Two features of the golf swing that recreational golfers have a hard time with are weight shift, and lag. Pick up a baseball bat.* We’re going to fix both problems.
Grip the bat right down at the knob. Hold the bat straight out in front of you at arm’s length, with the bat parallel to the floor. Now, slowly, shift your weight to your right side and turn your torso. Notice how your arms start to follow?
The weight of the bat will carry the swing right around to the point where you can’t swing in that direction anymore. At that point, shift your weight to the left and turn your torso to the left. Let you your arms and hands follow when they will. Do not ‘do’ anything with them.
Notice how the tip of the bat is lagging behind until the momentum of the swing and the weight of the bat fling the bat through, quite on its own? And carries the bat around your left side?
Now shift your weight to the right and turn your torso to the right. The bat comes around on its own, lagging behind your arms and hands, which are lagging behind your torso.
Go back and forth, slowly, rhythmically, feeling how the momentum of shifting weight and turning makes all the right things happen.

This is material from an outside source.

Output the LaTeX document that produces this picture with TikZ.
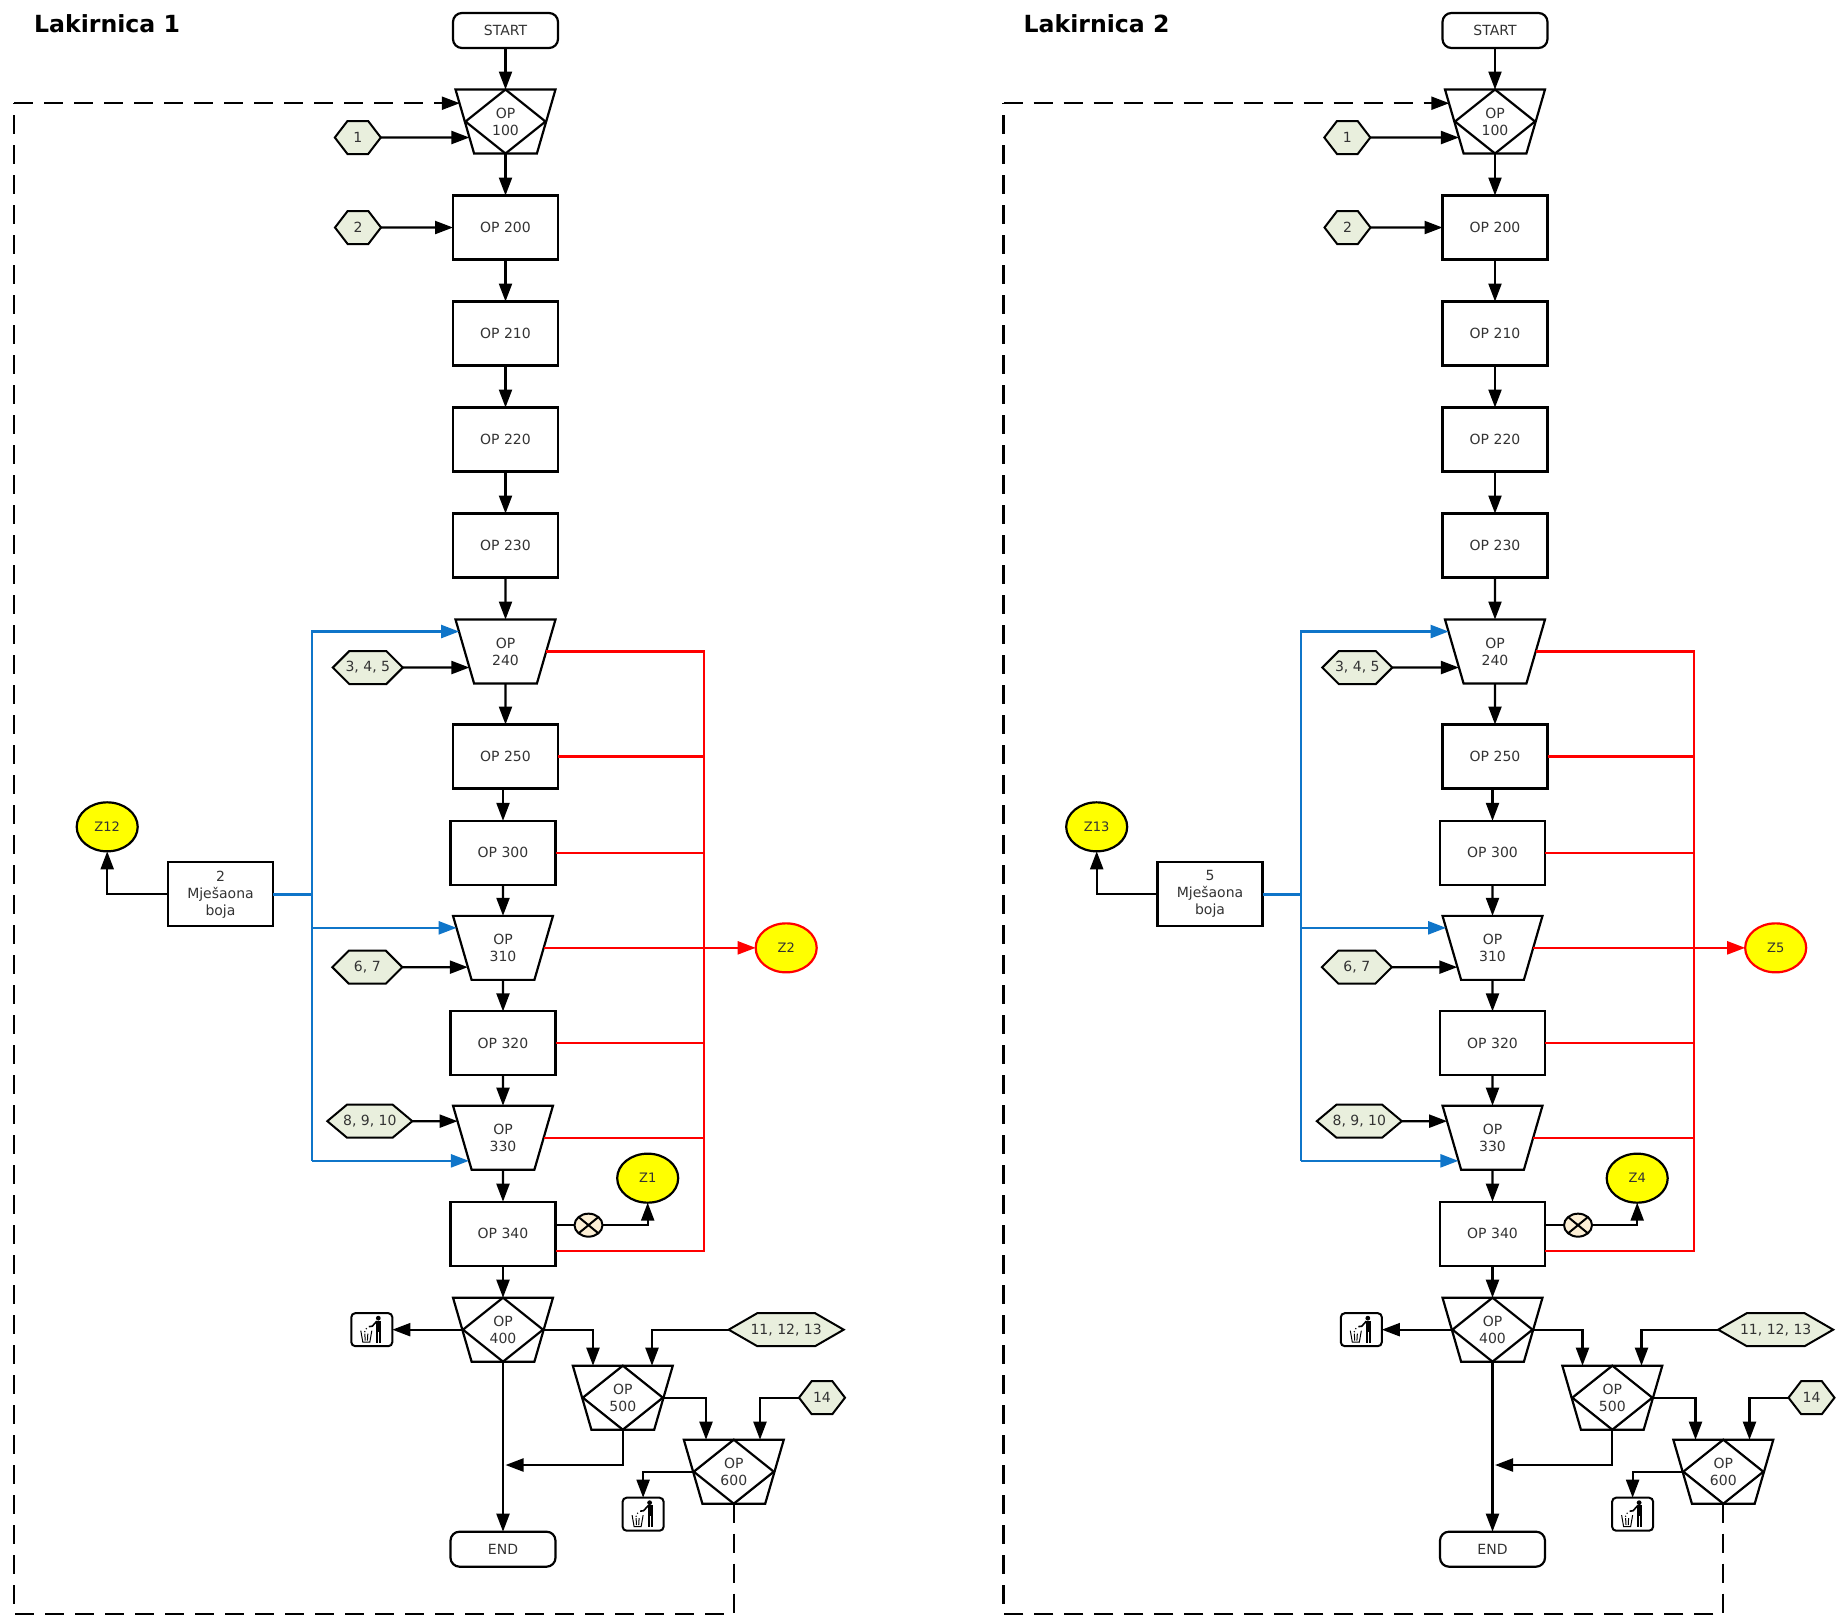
\documentclass[tikz,border=0pt]{standalone}
\usepackage{fontspec}
\setmainfont{DejaVu Sans}
\usetikzlibrary{shapes.geometric, shapes.symbols, arrows.meta, positioning}
\usepackage{xcolor}
\definecolor{hexfill}{HTML}{E9EFDD}
\definecolor{valvefill}{HTML}{FCEFD5}
\definecolor{mixblue}{HTML}{0F75C9}
\definecolor{zyellow}{HTML}{FFFF00}
\definecolor{zred}{HTML}{FF0000}
\newcommand{\hexlabel}[1]{\makebox[0pt]{#1}}

\tikzset{
    trashman/.pic={
        \fill (6.5,11.5) circle (2.4);
        \fill (4.5,9) rectangle (9.5,-2);
        \fill (4.5,-2) rectangle (6.4,-13);
        \fill (7.6,-2) rectangle (9.5,-13);
        \draw[line width=1.6pt] (5,8.5) -- (0.5,3.5) -- (-3,3);
        \draw[line width=1pt] (-11,-1) -- (-9,-12.5) -- (-2,-12.5) -- (0,-1);
        \draw[line width=1pt] (-7,-4) -- (-6.6,-11) (-4,-4) -- (-4.4,-11);
        \fill (-5.5,1) circle (0.8) (-7,-2) circle (0.8);
    }
}

\begin{document}
\begin{tikzpicture}[
    x=1pt, y=1pt,
    line join=miter,
    opbox/.style={draw, line width=2.2pt, fill=white, align=center, text=black!80, font=\fontsize{14}{17}\selectfont, minimum width=105pt, minimum height=64pt, inner sep=0pt, outer sep=0pt},
    endbox/.style={opbox, rounded corners=9pt, minimum height=35pt},
    optrap/.style={opbox, trapezium, trapezium left angle=106, trapezium right angle=106, trapezium stretches=true, minimum width=100pt},
    opdia/.style={opbox, diamond, aspect=1.23, fill=none, minimum width=80pt, minimum height=64pt},
    hexbox/.style={opbox, signal, signal to=west and east, signal pointer angle=105, fill=hexfill, line width=2pt, minimum height=33pt, minimum width=46pt},
    zcircle/.style={opbox, ellipse, fill=zyellow, font=\fontsize{13}{16}\selectfont, minimum width=61pt, minimum height=49pt},
    valve/.style={draw, line width=2pt, ellipse, fill=valvefill, minimum width=28pt, minimum height=23pt, inner sep=0pt, outer sep=0pt,
        path picture={\draw[line width=2pt] (path picture bounding box.north west) -- (path picture bounding box.south east) (path picture bounding box.south west) -- (path picture bounding box.north east);}},
    binbox/.style={draw, line width=2pt, rounded corners=4pt, minimum width=41pt, minimum height=33pt, inner sep=0pt, outer sep=0pt},
    title/.style={font=\fontsize{23.6}{27}\selectfont\bfseries, anchor=base west, inner sep=0pt},
    arrow/.style={line width=2.2pt, -{Triangle[length=18pt, width=13pt]}},
    plain/.style={line width=2.2pt},
    backdash/.style={plain, dash pattern=on 19pt off 11pt},
    redline/.style={line width=2.2pt, zred},
    blueline/.style={line width=2.4pt, mixblue}
]
\useasboundingbox (0,0) rectangle (1842,-1615);

\foreach \p/\dx/\num/\mix/\zmix/\zdef/\zvalve in {a/0/1/2/Z12/Z2/Z1, b/989.5/2/5/Z13/Z5/Z4} {
\begin{scope}[xshift=\dx pt]

\node[title] (\p title) at (34,-32) {Lakirnica \num};

% main column
\node[endbox] (\p start) at (505.5,-30.5) {START};
\node[optrap, below=41.5pt of \p start] (\p100) {OP\\100};
\node[opdia] (\p100d) at (\p100) {};
\node[opbox, below=42pt of \p100] (\p200) {OP 200};
\node[opbox, below=42pt of \p200] (\p210) {OP 210};
\node[opbox, below=42pt of \p210] (\p220) {OP 220};
\node[opbox, below=42pt of \p220] (\p230) {OP 230};
\node[optrap, below=42pt of \p230] (\p240) {OP\\240};
\node[opbox, below=41pt of \p240] (\p250) {OP 250};
\node[opbox, below=32.3pt of \p250, xshift=-2.5pt] (\p300) {OP 300};
\node[optrap, below=31pt of \p300] (\p310) {OP\\310};
\node[opbox, below=31.5pt of \p310] (\p320) {OP 320};
\node[optrap, below=30.3pt of \p320] (\p330) {OP\\330};
\node[opbox, below=32pt of \p330] (\p340) {OP 340};
\node[optrap, below=32pt of \p340] (\p400) {OP\\400};
\node[opdia] (\p400d) at (\p400) {};
\node[endbox, below=170pt of \p400] (\p end) {END};

% lower branch
\node[optrap, below=4pt of \p400, xshift=119.8pt] (\p500) {OP\\500};
\node[opdia] (\p500d) at (\p500) {};
\node[optrap, below=10pt of \p500, xshift=111pt] (\p600) {OP\\600};
\node[opdia] (\p600d) at (\p600) {};

% inputs
\node[hexbox, left=84pt of \p100, yshift=-16pt] (\p hexa) {\hexlabel{1}};
\node[hexbox, left=72pt of \p200] (\p hexb) {\hexlabel{2}};
\node[hexbox, left=62pt of \p240, yshift=-16pt, minimum width=70pt, signal pointer angle=90] (\p hexc) {\hexlabel{3, 4, 5}};
\node[hexbox, left=60pt of \p310, yshift=-19.3pt, minimum width=70pt, signal pointer angle=90] (\p hexd) {\hexlabel{6, 7}};
\node[hexbox, left=50pt of \p330, yshift=16.5pt, minimum width=85pt, signal pointer angle=80] (\p hexe) {\hexlabel{8, 9, 10}};
\node[hexbox, right=185pt of \p400, minimum width=115pt, signal pointer angle=60] (\p hexf) {\hexlabel{11, 12, 13}};
\node[hexbox, right=135.5pt of \p500] (\p hexg) {\hexlabel{14}};

% mixing room and collectors
\node[opbox, left=177.5pt of \p300, yshift=-41.5pt] (\p mix) {\mix\\Mješaona\\boja};
\node[zcircle, left=30.3pt of \p mix, yshift=67.5pt] (\p zmix) {\zmix};
\node[zcircle, draw=zred, right=212pt of \p310] (\p zdef) {\zdef};
\node[zcircle, right=61.7pt of \p340, yshift=55.5pt] (\p zvalve) {\zvalve};
\node[valve, right=19pt of \p340, yshift=8.5pt] (\p valve) {};
\node[binbox, left=70pt of \p400] (\p bina) {};
\pic at (\p bina) {trashman};
\node[binbox, left=29.5pt of \p600, yshift=-42.5pt] (\p binb) {};
\pic at (\p binb) {trashman};

\coordinate (\p redbus) at (704.3,0);
\coordinate[yshift=-17.5pt] (\p redend) at (\p340.east);
\coordinate (\p bus) at (311.7,0);
\coordinate (\p tipa) at ([shift={(-5.7pt,20pt)}]\p240.west);
\coordinate (\p tipb) at ([shift={(-5.7pt,20pt)}]\p310.west);
\coordinate (\p tipc) at ([shift={(6.6pt,-23.2pt)}]\p330.west);
\coordinate (\p join) at (505.5,-1465);
\coordinate (\p backa) at (733.8,-1613.8);
\coordinate (\p backb) at (14,-1613.8);
\coordinate (\p tipd) at ([shift={(-5pt,18.3pt)}]\p100.west);
\coordinate (\p backc) at (14,0);

% main flow
\draw[arrow] (\p start) -- (\p100d.north);
\draw[arrow] (\p100d.south) -- (\p200);
\draw[arrow] (\p200) -- (\p210);
\draw[arrow] (\p210) -- (\p220);
\draw[arrow] (\p220) -- (\p230);
\draw[arrow] (\p230) -- (\p240);
\draw[arrow] (\p240) -- (\p250);
\draw[arrow] ([xshift=-2.5pt]\p250.south) -- (\p300);
\draw[arrow] (\p300) -- (\p310);
\draw[arrow] (\p310) -- (\p320);
\draw[arrow] (\p320) -- (\p330);
\draw[arrow] (\p330) -- (\p340);
\draw[arrow] (\p340) -- (\p400d.north);
\draw[arrow] (\p400d.south) -- (\p end);
\draw[arrow] (\p400d.east) -| ([xshift=-29.8pt]\p500d.north);
\draw[arrow] (\p500d.south) |- (\p join);
\draw[arrow] (\p500d.east) -| ([xshift=-27.8pt]\p600d.north);
\draw[arrow] (\p400d.west) -- (\p bina);
\draw[arrow] (\p600d.west) -| (\p binb);

% inputs
\draw[arrow] (\p hexa) -- ([xshift=4.6pt]\p100.west |- \p hexa);
\draw[arrow] (\p hexb) -- (\p200);
\draw[arrow] (\p hexc) -- ([xshift=4.6pt]\p240.west |- \p hexc);
\draw[arrow] (\p hexd) -- ([xshift=5.5pt]\p310.west |- \p hexd);
\draw[arrow] (\p hexe) -- ([xshift=-4.7pt]\p330.west |- \p hexe);
\draw[arrow] (\p hexf) -| ([xshift=29.2pt]\p500d.north);
\draw[arrow] (\p hexg) -| ([xshift=26.2pt]\p600d.north);

% collectors
\draw[plain] (\p340.east |- \p valve) -- (\p valve);
\draw[arrow] (\p valve) -| (\p zvalve);
\draw[arrow] (\p mix) -| (\p zmix);
\draw[redline] (\p240.east) -| (\p redend -| \p redbus) -- (\p redend);
\draw[redline] (\p250.east) -- (\p250.east -| \p redbus);
\draw[redline] (\p300.east) -- (\p300.east -| \p redbus);
\draw[redline, -{Triangle[length=18pt, width=13pt]}] (\p310.east) -- (\p zdef);
\draw[redline] (\p320.east) -- (\p320.east -| \p redbus);
\draw[redline] (\p330.east) -- (\p330.east -| \p redbus);

% paint feed
\draw[blueline] (\p mix) -- (\p mix -| \p bus);
\draw[blueline, -{Triangle[length=18pt, width=13pt]}] (\p tipc -| \p bus) -- (\p tipa -| \p bus) -- (\p tipa);
\draw[blueline, -{Triangle[length=18pt, width=13pt]}] (\p tipb -| \p bus) -- (\p tipb);
\draw[blueline, -{Triangle[length=18pt, width=13pt]}] (\p tipc -| \p bus) -- (\p tipc);

% return line
\draw[backdash] (\p600d.south) -- (\p backa) -- (\p backb) -- (\p tipd -| \p backc);
\draw[backdash, -{Triangle[length=18pt, width=13pt]}] (\p tipd -| \p backc) -- (\p tipd);

\end{scope}
}

\end{tikzpicture}
\end{document}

Now this isn’t really a baseball swing, but it really is a golf swing. Do the same exercise with your driver, swing back and forth gently, in a horizontal plane, five or six times. Feel the rhythm of the swing and how, while lots of things are lagging, they end up where they’re supposed to, when they’re supposed to.
Now just tilt your swing so the clubhead goes through the ball and swing away. Not hit away, swing away. Too easy, isn’t it? And you got the weight shift right, and you’re not throwing the clubhead at the ball any more.
* Note to overseas readers: You probably can’t put your hands on a baseball bat. Try picking up two or three golf clubs at the same time. What you need for this exercise is enough weight so that the swing is driven by momentum.